Humanoid Manipulation Interface: Humanoid Whole-Body Manipulation from Robot-Free Demonstrations
Ruiqian Nai, Boyuan Zheng, Junming Zhao, Haodong Zhu, Sicong Dai, Zunhao Chen, Yihang Hu, Yingdong Hu, Tong Zhang, Chuan Wen, Yang Gao
TL;DR
Humanoid whole-body manipulation remains data-inefficient under teleoperation or sim-to-real RL. HuMI introduces robot-free demonstrations via portable hardware and a hierarchical learning pipeline, combining a diffusion-based high-level policy with a manipulation-centric low-level controller and IK-aware data collection. The approach delivers a first robot-free humanoid whole-body demonstration system, achieves up to $3$× data-throughput improvements over teleoperation, and shows $70\%$ success in unseen environments across five tasks, with robust generalization to unseen objects.
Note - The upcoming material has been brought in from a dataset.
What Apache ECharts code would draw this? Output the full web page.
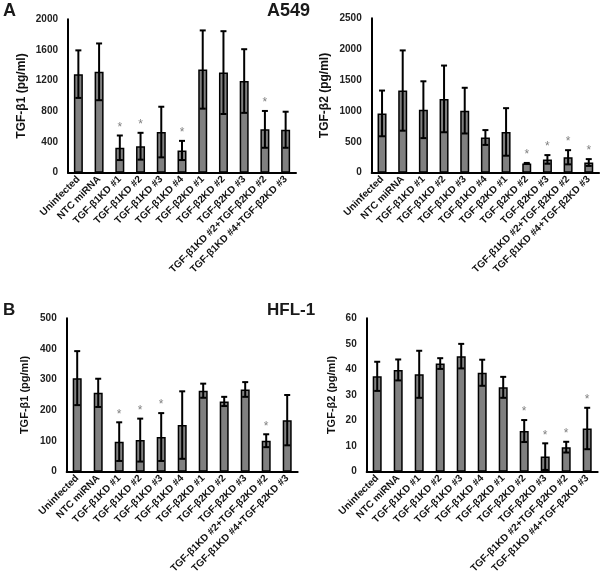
<!DOCTYPE html>
<html>
<head>
<meta charset="utf-8">
<script src="https://cdn.jsdelivr.net/npm/echarts@6/dist/echarts.min.js"></script>
<style>html,body{margin:0;padding:0;background:#fff}#c{width:600px;height:577px}</style>
</head>
<body>
<div id="c"></div>
<script>
const categories = ['Uninfected','NTC miRNA','TGF-β1KD #1','TGF-β1KD #2','TGF-β1KD #3','TGF-β1KD #4','TGF-β2KD #1','TGF-β2KD #2','TGF-β2KD #3','TGF-β1KD #2+TGF-β2KD #2','TGF-β1KD #4+TGF-β2KD #3'];

// A549 TGF-β1
const a549B1 = [1285, 1315, 325, 345, 530, 290, 1345, 1305, 1195, 565, 560];
const a549B1Err = [310, 370, 160, 175, 330, 125, 510, 540, 415, 240, 235];
const a549B1Sig = [0,0,1,1,0,1,0,0,0,1,0];
const a549B1Ticks = [0, 400, 800, 1200, 1600, 2000];

// A549 TGF-β2
const a549B2 = [960, 1330, 1020, 1195, 1005, 570, 660, 150, 215, 250, 165];
const a549B2Err = [370, 650, 460, 540, 370, 120, 385, 8, 70, 115, 55];
const a549B2Sig = [0,0,0,0,0,0,0,1,1,1,1];
const a549B2Ticks = [0, 500, 1000, 1500, 2000, 2500];

// HFL-1 TGF-β1
const hflB1 = [305, 257, 98, 103, 113, 152, 264, 229, 268, 101, 168];
const hflB1Err = [88, 46, 63, 70, 78, 110, 23, 15, 24, 21, 82];
const hflB1Sig = [0,0,1,1,1,0,0,0,0,1,0];
const hflB1Ticks = [0, 100, 200, 300, 400, 500];

// HFL-1 TGF-β2
const hflB2 = [37.3, 39.8, 38.1, 42.3, 45.2, 38.7, 33.0, 15.9, 5.9, 9.6, 16.9];
const hflB2Err = [5.7, 4.1, 9.2, 2.1, 4.8, 5.1, 4.1, 4.3, 5.2, 2.1, 8.1];
const hflB2Sig = [0,0,0,0,0,0,0,1,1,1,1];
const hflB2Ticks = [0, 10, 20, 30, 40, 50, 60];

const panels = [
  {vals: a549B1, err: a549B1Err, sig: a549B1Sig, ticks: a549B1Ticks, name: 'TGF-β1 (pg/ml)', grid: {left: 68, top: 19.3, width: 228, height: 153.4}, nameGap: 40, nameSize: 12},
  {vals: a549B2, err: a549B2Err, sig: a549B2Sig, ticks: a549B2Ticks, name: 'TGF-β2 (pg/ml)', grid: {left: 371.7, top: 18.3, width: 227.4, height: 154.4}, nameGap: 41, nameSize: 12},
  {vals: hflB1, err: hflB1Err, sig: hflB1Sig, ticks: hflB1Ticks, name: 'TGF-β1 (pg/ml)', grid: {left: 66.7, top: 318.3, width: 231, height: 153.4}, nameGap: 36, nameSize: 11},
  {vals: hflB2, err: hflB2Err, sig: hflB2Sig, ticks: hflB2Ticks, name: 'TGF-β2 (pg/ml)', grid: {left: 366.7, top: 318.3, width: 231, height: 153.4}, nameGap: 29, nameSize: 11}
];

const FONT = '"Liberation Sans", Arial, sans-serif';
const grids = [], xAxes = [], yAxes = [], series = [];
panels.forEach((p, i) => {
  grids.push(Object.assign({containLabel: false, outerBoundsMode: 'none'}, p.grid));
  xAxes.push({
    type: 'category', gridIndex: i, data: categories,
    axisLine: {lineStyle: {color: '#000', width: 2}},
    axisTick: {show: false},
    axisLabel: {interval: 0, rotate: 45, fontSize: 10, fontWeight: 'bold', color: '#111', fontFamily: FONT, margin: 5}
  });
  const step = p.ticks[1] - p.ticks[0];
  yAxes.push({
    type: 'value', gridIndex: i, min: p.ticks[0], max: p.ticks[p.ticks.length - 1], interval: step,
    name: p.name, nameLocation: 'middle', nameGap: p.nameGap,
    nameTextStyle: {fontSize: p.nameSize, fontWeight: 'bold', color: '#111', fontFamily: FONT},
    axisLine: {show: true, lineStyle: {color: '#000', width: 2}},
    axisTick: {show: false},
    splitLine: {show: false},
    axisLabel: {fontSize: 10, fontWeight: 'bold', color: '#222', fontFamily: FONT, margin: 10, formatter: v => String(v)}
  });
  series.push({
    type: 'bar', xAxisIndex: i, yAxisIndex: i, data: p.vals, barWidth: 9,
    itemStyle: {color: '#808080', borderColor: '#000', borderWidth: 1.5},
    silent: true, animation: false
  });
  series.push({
    type: 'custom', xAxisIndex: i, yAxisIndex: i, z: 5, animation: false, silent: true,
    data: p.vals.map((v, k) => [k, v, p.err[k], p.sig[k]]),
    renderItem: function (params, api) {
      const x = api.value(0), v = api.value(1), e = api.value(2), s = api.value(3);
      const hi = api.coord([x, v + e]);
      const lo = api.coord([x, Math.max(v - e, 0)]);
      const cw = 3;
      const st = {stroke: '#000', lineWidth: 2};
      const children = [
        {type: 'line', shape: {x1: hi[0], y1: hi[1], x2: lo[0], y2: lo[1]}, style: st},
        {type: 'line', shape: {x1: hi[0] - cw, y1: hi[1], x2: hi[0] + cw, y2: hi[1]}, style: st},
        {type: 'line', shape: {x1: lo[0] - cw, y1: lo[1], x2: lo[0] + cw, y2: lo[1]}, style: st}
      ];
      if (s) {
        children.push({type: 'text', style: {text: '*', x: hi[0], y: hi[1] - 2, textAlign: 'center', textVerticalAlign: 'bottom', fill: '#808080', font: '12px ' + FONT}});
      }
      return {type: 'group', children: children};
    }
  });
});

const chart = echarts.init(document.getElementById('c'), null, {renderer: 'canvas'});
chart.setOption({
  backgroundColor: '#fff',
  animation: false,
  grid: grids, xAxis: xAxes, yAxis: yAxes, series: series,
  graphic: [
    {type: 'text', left: 3, top: 2, style: {text: 'A', font: 'bold 18px ' + FONT, fill: '#1a1a1a'}},
    {type: 'text', left: 267, top: 2, style: {text: 'A549', font: 'bold 18px ' + FONT, fill: '#1a1a1a'}},
    {type: 'text', left: 3, top: 302, style: {text: 'B', font: 'bold 17px ' + FONT, fill: '#1a1a1a'}},
    {type: 'text', left: 267, top: 302, style: {text: 'HFL-1', font: 'bold 17px ' + FONT, fill: '#1a1a1a'}}
  ]
});
</script>
</body>
</html>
By integrating IK previews, adaptive end-effector tracking, and a carefully designed policy interface, HuMI enables broad, coordinated, and high-precision whole-body skills that generalize beyond controlled lab settings.
Abstract
Current approaches for humanoid whole-body manipulation, primarily relying on teleoperation or visual sim-to-real reinforcement learning, are hindered by hardware logistics and complex reward engineering. Consequently, demonstrated autonomous skills remain limited and are typically restricted to controlled environments. In this paper, we present the Humanoid Manipulation Interface (HuMI), a portable and efficient framework for learning diverse whole-body manipulation tasks across various environments. HuMI enables robot-free data collection by capturing rich whole-body motion using portable hardware. This data drives a hierarchical learning pipeline that translates human motions into dexterous and feasible humanoid skills. Extensive experiments across five whole-body tasks--including kneeling, squatting, tossing, walking, and bimanual manipulation--demonstrate that HuMI achieves a 3x increase in data collection efficiency compared to teleoperation and attains a 70% success rate in unseen environments.